Istomin’s first meeting with Nixon was quite disconcerting. It took place in 1958 at the Casals Festival in Puerto Rico. Since 1952, Nixon had been Eisenhower’s vice-president. He landed with his official plane at San Juan Airport, after a very agitated tour in South America, where he had had to face violent student demonstrations in Lima and especially in Carácas. Istomin went together with Henry Raymont, the distinguished journalist, to greet him. He was stunned to find out that Nixon was not interested in hearing either Casals or any other great musician of the festival, but that he had only come to hear his friend Chu-Chu, the distinguished Puerto Rican pianist Jesús MarÍa Sanromá, who was also taking part in the festival.
In 1960, Istomin had passionately supported Kennedy against Nixon, even in the post-concert receptions, and this brought him reproaches from his management and resulted in him never being re-invited to some Republican strongholds. After a long time in the political wilderness, Nixon was nominated as the Republican candidate for the Presidential election of 1968. At that time, Istomin was still more involved in supporting the Democrat candidate, Hubert Humphrey, to whom he was quite close, both as a man and as a politician. Under difficult circumstances, he assumed leadership of the Arts and Letters Committee for Humphrey.
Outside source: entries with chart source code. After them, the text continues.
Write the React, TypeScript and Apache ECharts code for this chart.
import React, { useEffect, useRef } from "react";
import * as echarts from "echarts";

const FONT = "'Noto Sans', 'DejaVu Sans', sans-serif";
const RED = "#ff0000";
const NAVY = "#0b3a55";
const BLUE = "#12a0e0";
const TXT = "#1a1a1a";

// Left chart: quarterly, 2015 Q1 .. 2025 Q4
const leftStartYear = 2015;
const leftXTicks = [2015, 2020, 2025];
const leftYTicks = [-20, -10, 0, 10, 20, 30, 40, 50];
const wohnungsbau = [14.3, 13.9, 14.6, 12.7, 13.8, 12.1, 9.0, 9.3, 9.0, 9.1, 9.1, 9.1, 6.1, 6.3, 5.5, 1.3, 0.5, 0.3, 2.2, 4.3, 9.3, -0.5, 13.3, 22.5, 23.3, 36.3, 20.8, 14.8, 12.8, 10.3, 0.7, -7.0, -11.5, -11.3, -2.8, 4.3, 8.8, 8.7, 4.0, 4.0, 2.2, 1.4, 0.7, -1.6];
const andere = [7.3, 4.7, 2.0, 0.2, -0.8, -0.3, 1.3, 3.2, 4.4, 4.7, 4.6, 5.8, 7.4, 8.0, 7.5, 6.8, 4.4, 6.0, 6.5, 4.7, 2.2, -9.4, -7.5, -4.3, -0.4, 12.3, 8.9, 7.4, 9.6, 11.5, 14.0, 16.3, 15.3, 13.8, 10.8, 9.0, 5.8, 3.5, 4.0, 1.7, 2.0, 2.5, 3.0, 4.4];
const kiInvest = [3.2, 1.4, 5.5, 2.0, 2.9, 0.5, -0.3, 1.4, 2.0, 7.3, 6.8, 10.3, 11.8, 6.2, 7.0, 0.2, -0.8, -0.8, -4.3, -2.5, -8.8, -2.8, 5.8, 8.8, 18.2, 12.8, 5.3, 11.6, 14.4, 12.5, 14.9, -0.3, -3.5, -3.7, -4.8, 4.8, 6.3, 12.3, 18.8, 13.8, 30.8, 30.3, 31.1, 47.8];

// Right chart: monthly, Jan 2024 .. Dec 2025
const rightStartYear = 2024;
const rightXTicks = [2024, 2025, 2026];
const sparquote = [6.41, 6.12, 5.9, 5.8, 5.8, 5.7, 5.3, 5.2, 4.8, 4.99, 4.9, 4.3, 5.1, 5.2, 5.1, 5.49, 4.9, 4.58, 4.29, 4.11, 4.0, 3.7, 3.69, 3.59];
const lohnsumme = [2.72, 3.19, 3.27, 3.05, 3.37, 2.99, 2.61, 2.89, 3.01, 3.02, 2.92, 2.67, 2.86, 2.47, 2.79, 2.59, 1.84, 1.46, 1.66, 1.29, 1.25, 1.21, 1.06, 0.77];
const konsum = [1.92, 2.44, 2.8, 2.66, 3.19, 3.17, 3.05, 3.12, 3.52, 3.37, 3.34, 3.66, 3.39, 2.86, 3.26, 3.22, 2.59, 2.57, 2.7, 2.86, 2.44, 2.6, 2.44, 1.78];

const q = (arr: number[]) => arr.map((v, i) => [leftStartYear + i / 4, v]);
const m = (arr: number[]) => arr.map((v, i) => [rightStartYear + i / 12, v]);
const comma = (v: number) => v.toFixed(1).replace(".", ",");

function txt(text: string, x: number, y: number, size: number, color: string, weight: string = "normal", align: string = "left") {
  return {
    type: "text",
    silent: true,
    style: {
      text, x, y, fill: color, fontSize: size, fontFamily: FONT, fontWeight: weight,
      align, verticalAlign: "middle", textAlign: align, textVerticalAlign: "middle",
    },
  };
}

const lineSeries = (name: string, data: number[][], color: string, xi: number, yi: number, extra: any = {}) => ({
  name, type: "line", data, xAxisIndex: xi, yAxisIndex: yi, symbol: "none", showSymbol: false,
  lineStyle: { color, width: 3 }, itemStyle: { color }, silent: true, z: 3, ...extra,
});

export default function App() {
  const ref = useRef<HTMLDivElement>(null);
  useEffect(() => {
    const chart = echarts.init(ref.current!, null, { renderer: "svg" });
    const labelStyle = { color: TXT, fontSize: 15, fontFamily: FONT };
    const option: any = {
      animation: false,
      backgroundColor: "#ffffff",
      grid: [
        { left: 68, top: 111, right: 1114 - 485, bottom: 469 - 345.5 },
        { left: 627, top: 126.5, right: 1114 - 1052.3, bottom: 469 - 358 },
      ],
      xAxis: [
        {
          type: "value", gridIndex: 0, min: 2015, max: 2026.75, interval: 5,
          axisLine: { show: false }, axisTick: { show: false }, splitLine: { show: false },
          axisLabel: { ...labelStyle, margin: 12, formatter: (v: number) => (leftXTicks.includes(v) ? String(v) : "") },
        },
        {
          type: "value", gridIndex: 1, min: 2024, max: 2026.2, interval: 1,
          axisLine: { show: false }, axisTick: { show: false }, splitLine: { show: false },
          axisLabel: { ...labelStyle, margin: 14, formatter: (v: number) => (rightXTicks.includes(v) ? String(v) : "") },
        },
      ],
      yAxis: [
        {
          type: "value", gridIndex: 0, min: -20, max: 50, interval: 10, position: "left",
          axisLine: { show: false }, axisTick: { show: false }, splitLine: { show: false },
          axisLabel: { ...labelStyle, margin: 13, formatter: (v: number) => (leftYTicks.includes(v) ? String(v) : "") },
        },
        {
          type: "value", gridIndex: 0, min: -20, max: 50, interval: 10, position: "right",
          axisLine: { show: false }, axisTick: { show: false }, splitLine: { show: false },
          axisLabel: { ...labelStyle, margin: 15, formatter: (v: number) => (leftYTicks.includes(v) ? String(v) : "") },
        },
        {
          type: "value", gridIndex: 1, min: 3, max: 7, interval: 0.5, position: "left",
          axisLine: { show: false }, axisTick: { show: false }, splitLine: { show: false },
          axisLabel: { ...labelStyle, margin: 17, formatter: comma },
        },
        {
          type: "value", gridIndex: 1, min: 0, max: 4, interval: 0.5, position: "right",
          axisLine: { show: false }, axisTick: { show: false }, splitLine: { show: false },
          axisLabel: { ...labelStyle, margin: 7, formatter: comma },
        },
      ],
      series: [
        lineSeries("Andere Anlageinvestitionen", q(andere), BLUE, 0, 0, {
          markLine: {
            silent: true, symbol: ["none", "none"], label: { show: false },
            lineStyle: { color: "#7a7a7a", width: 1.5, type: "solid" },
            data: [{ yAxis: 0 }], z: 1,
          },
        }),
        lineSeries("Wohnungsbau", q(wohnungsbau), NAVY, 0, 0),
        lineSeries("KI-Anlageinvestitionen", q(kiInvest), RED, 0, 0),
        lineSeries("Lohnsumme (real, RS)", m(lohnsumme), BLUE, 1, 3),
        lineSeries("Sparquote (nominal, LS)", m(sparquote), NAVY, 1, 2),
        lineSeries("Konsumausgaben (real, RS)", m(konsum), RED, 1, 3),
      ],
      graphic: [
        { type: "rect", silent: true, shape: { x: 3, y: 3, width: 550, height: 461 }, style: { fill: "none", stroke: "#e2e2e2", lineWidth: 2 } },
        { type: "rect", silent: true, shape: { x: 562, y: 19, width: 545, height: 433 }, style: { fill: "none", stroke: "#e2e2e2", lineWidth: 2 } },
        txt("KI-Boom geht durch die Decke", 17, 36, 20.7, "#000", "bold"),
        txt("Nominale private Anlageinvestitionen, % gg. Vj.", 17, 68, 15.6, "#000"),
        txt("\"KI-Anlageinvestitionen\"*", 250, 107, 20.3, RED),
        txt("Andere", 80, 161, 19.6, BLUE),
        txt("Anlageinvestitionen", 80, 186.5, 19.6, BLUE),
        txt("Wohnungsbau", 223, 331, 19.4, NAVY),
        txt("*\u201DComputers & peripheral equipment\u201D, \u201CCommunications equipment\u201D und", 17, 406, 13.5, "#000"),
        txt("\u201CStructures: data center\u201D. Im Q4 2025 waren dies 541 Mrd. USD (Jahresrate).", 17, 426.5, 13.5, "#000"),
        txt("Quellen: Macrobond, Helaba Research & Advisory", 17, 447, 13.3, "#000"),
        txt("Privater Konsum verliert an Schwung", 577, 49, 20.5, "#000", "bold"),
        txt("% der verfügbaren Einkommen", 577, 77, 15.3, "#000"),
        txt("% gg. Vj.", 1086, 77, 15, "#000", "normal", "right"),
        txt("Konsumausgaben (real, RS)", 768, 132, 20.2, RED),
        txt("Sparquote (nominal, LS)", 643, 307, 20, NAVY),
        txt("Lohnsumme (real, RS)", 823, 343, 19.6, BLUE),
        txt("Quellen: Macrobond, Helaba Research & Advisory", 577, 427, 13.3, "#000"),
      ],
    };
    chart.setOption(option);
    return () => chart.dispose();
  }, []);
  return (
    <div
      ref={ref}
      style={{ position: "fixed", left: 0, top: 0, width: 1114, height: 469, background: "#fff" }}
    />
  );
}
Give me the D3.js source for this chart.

The war in Vietnam was front and center of the debates. Peace negotiations had begun in Paris in May 1968 and turned out to be positive in late October. Johnson had decided to stop bombing and the North Vietnamese had agreed that a South Vietnamese delegation take part in the discussions. The success of the negotiations would have certainly meant a victory for Humphrey and the Democratic camp in the impending elections, but Nixon, probably assisted by Henry Kissinger, sabotaged the process by persuading the South Vietnamese president, General Nguyễn Văn Thiệu, not to appear. Nixon had convinced Thiệu that a Republican America would be much more favorable to him than a Democratic one. It was treason of the highest interests of his country, confirmed by the phone tapping of his discussions with his closest advisors. This allowed Nixon to be elected very narrowly. With Nixon and Kissinger in power, the war continued for five years, and for two more years with only the Vietnamese. This additional time was accountable for several hundreds of thousands of deaths.
In 1972, when Nixon ran again for the Presidential election with a new secret plan to make peace in Vietnam, It was clear in Istomin’s mind that Nixon was absolutely not to be trusted. For the first and only time in his life, he did not exercise his right to vote, as he thought that George McGovern, the candidate the Democratic Party had preferred to Humphrey, was demagogic and unreliable.